As I am writing this on Valentine’s Day, I would be remiss
if I did not say a few things about the holiday. First, at the flower
plantations in South America that export cut flowers to the US, children make up
20% of the labor force, most workers barely earn a subsistence wage, and work
hours are extended dramatically the week preceding Valentine’s Day. Second,
between 89 and 93% of the sexual partners that you have had carry an STD of some
kind, many of which can cause you to get pregnant from kissing. Third, it was
sweet of him to send you those chocolates, but you’re not exactly fitting into
those size 6 jeans like you used to, are you babe?
In this country, it isn’t enough to not like something –
you have to not like it and try your hardest to ruin it for anyone who might.
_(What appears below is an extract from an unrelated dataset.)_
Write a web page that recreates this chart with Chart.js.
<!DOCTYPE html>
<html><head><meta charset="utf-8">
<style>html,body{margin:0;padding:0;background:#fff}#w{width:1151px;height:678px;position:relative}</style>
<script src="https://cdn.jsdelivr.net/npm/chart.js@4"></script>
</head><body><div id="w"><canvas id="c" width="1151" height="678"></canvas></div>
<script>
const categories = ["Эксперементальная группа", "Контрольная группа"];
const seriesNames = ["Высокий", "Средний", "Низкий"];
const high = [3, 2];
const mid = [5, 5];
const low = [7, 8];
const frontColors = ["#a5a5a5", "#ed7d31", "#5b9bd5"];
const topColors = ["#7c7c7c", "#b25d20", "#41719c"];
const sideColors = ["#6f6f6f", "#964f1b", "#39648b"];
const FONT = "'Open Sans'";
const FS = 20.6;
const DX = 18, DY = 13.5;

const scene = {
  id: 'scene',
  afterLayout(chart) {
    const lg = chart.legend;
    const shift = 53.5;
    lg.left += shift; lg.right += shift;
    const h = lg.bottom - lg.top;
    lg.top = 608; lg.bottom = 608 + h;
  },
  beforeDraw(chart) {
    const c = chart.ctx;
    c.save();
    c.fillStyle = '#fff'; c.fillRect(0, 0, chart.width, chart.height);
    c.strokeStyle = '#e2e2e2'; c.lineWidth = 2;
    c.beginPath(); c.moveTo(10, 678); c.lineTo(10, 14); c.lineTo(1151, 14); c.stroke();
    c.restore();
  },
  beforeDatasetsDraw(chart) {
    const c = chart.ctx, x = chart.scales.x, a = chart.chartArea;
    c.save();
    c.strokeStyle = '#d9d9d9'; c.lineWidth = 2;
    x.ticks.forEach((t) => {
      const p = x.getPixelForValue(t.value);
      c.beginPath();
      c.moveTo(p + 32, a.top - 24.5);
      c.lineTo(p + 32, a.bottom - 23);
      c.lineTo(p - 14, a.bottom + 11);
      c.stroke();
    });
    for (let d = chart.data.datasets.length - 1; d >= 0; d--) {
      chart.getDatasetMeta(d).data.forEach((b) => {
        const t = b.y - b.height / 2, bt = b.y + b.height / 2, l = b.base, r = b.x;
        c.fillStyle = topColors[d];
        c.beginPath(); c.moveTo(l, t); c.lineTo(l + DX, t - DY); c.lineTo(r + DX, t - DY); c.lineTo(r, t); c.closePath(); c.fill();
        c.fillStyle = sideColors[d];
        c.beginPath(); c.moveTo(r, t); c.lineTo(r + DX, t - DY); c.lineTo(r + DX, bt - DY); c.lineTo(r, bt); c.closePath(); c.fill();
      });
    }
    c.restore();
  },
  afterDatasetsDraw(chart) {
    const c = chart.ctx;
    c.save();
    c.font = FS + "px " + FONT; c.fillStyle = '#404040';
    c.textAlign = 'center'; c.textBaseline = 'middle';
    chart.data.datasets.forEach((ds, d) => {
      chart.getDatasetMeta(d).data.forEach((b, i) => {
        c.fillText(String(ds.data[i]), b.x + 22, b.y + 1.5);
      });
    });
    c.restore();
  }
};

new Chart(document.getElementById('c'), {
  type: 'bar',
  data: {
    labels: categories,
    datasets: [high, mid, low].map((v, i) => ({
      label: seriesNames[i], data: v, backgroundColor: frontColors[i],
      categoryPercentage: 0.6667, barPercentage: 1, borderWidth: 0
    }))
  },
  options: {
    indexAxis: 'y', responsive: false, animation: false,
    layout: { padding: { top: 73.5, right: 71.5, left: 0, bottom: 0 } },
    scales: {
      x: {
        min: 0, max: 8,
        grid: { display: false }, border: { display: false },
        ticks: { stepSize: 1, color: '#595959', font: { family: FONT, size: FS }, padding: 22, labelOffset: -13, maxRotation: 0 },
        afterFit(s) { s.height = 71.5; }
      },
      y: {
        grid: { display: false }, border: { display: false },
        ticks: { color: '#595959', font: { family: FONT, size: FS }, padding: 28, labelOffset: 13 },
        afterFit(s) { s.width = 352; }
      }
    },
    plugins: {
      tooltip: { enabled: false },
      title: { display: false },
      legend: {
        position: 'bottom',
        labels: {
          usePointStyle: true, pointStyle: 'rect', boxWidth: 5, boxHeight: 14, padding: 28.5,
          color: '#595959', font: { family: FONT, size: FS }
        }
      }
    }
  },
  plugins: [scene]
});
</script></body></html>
This is why little boys rip the heads off Barbies, why the Christian group Focus
on the Family accuses SpongeBob videos of promoting homosexuality, why
Hillary Clinton became Senator of New York.
When I was in kindergarten we had to make dinosaurs out of
construction paper. I was the only boy who chose to make a pink dinosaur, so
Tommy Poretta intentionally spilled black paint all over it. I can still
remember him laughing at me, the flesh on his fat face rippling and undulating
like an American flag in the wind, a flag representing a nation of Tommy
Porettas, a nation of morbidly obese idiot children throwing their paint on
everyone else’s dinosaur.
I thought of Tommy recently when I went to see a movie.
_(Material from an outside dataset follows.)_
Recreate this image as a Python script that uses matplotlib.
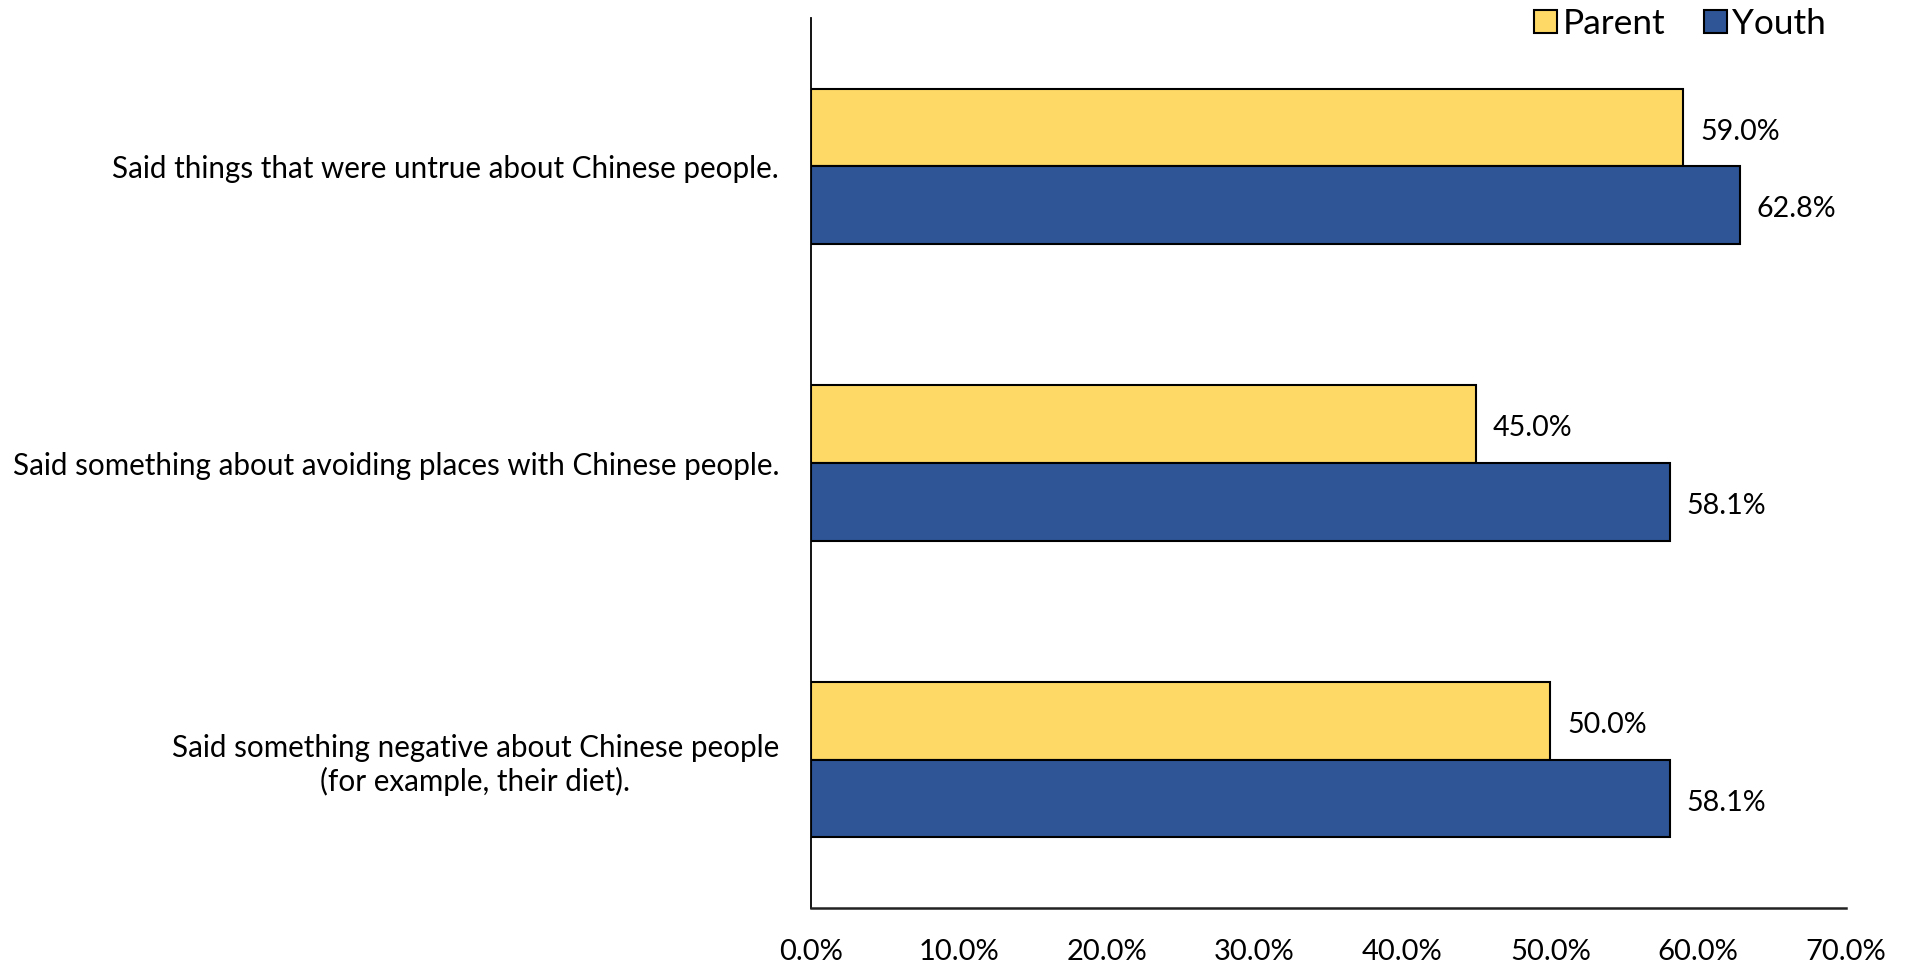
import matplotlib
matplotlib.use("Agg")
import matplotlib.pyplot as plt
import numpy as np

categories = [
    "Said things that were untrue about Chinese people.",
    "Said something about avoiding places with Chinese people.",
    "Said something negative about Chinese people\n(for example, their diet).",
]
parent = [59.0, 45.0, 50.0]
youth = [62.8, 58.1, 58.1]
series_names = ["Parent", "Youth"]
xticks = [0, 10, 20, 30, 40, 50, 60, 70]

plt.rcParams['font.family'] = ['Lato', 'DejaVu Sans']

fig = plt.figure(figsize=(19.09, 9.67), dpi=100)
ax = fig.add_axes([811/1909, 1-908/967, (1846-811)/1909, (908-18)/967])

y = np.arange(len(categories))
h = 0.262
bp = ax.barh(y - h/2, parent, height=h, color="#FFD966", edgecolor="black", linewidth=1.5, label=series_names[0])
by = ax.barh(y + h/2, youth, height=h, color="#2F5597", edgecolor="black", linewidth=1.5, label=series_names[1])

for bars, vals in ((bp, parent), (by, youth)):
    for b, v in zip(bars, vals):
        ax.annotate(f"{v:.1f}%", xy=(v, b.get_y() + b.get_height()/2),
                    xytext=(12, -3), textcoords="offset points",
                    va="center", ha="left", fontsize=20.6)

ax.set_xlim(0, 70)
ax.set_ylim(2.5, -0.5)
ax.set_xticks(xticks)
ax.set_xticklabels([f"{t:.1f}%" for t in xticks], fontsize=21)
ax.set_yticks(y)
ax.set_yticklabels(categories, fontsize=21.3)
for lbl in ax.get_yticklabels():
    lbl.set_multialignment("center")
ax.tick_params(axis="both", length=0)
ax.tick_params(axis="x", pad=22)
ax.tick_params(axis="y", pad=23)
for s in ("top", "right"):
    ax.spines[s].set_visible(False)
ax.spines["left"].set_linewidth(1.3)
ax.spines["bottom"].set_linewidth(1.8)
ax.spines["left"].set_color("black")
ax.spines["bottom"].set_color("#222222")

leg = fig.legend(handles=[bp, by], labels=series_names, loc="upper right",
                 bbox_to_anchor=(1826/1909, 1 - 8/967), ncol=2, frameon=False,
                 fontsize=25.4, handlelength=0.65, handleheight=0.65, handletextpad=0.15,
                 columnspacing=1.1, borderaxespad=0, borderpad=0)

fig.savefig("out.png", dpi=100)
Shocked to find that tickets were sold out to the Ice Cube vehicle “Are We There
Yet?” (“AmeriKKKa’s Most Wanted Family Film”), I decided to see “Million Dollar
Baby.” Leaving the theater, I walked by a man in a wheelchair who was camped
outside and distributing pamphlets that attacked what I thought was an excellent
movie. The pamphlet was endorsed by both the Christian right and disability
groups. The attacks were ridiculous; these spineless protestors don’t have a
leg to stand on.
The problem with the movie is that it is sophisticated and
nuanced; it beautifully explores its complex and troubled characters. This is a
problem because it means it is for adults. It is not for children who
tend to comprehend things in either black or white, who can’t understand
subtlety and would inevitably reduce such a movie to the most crass and immature
interpretation. It is not, then, for Focus on the Family, for the Christian
Coalition, for people from Kentucky, or for disabled people who insist on
superimposing their own lives and situations onto the movie before deciding to
not only dislike it, but try and ruin it for others.
Tommy Poretta would not understand this movie. He also
wouldn’t be able to understand foreign policy, other cultures, or the politics
of war.
He would need to be told that “you’re either with us or against us” and that the
“terrorists hate our freedom.” He would need euphemisms and distortions to
simplify and overshadow the truth about illegal wars, the stripping of civil
liberties, and the use of torture. He would need country songs to affirm that
his nation is the best and sound bites of intolerance from radio show hosts to
confirm that his fear and hatred is acceptable and mainstream. He would need
Ward Churchill with his unpopular opinions kicked out of all academia and would
need attorney Lynne Stewart in a cell for the next 20 years. He would need
propaganda and flag waving to supplant any real inquiry into the conditions of
Iraq’s “free election.” He would need a President who simply recites clichés
about “freedom” and “liberty” instead of someone who asks real questions and
examines the complexity of real issues. Tommy would need these things because
he is a child. The rest of us need these things because we are Tommy.
This nation of Tommys, this Chuck E. Cheese Country, is not
confined to those land-locked red states with jug-band based economies. Look
how easily some of these enlightened liberals are offended, how they shudder at
certain terms and, should you use a word that they do not like, how quickly
they’ll enroll you in a forced “diversity workshop.” Children reduce
complicated decisions to a simplistic “yes” or “no,” sort of like a giant
checklist in a Wesleyan community forum.
I know I should have just wished you a happy Valentine’s
Day and moved on. Instead, I spilled paint on your dinosaur-shaped Valentine
that on the inside says “Our love will never go extinct” or “You’re my Velocirapture”
or some crap. This country needs to start acting its age, which means
contemplating the complexity of certain issues and eschewing the trend of rabid
anti-intellectualism. People like Tommy don’t encourage discourse and debate,
but rather censorship and intimidation. At some point, we are going to have to
make the conscious decision to grow up and shed our child-like mentality –
because we can’t always wait for a bus to come and do the job for us.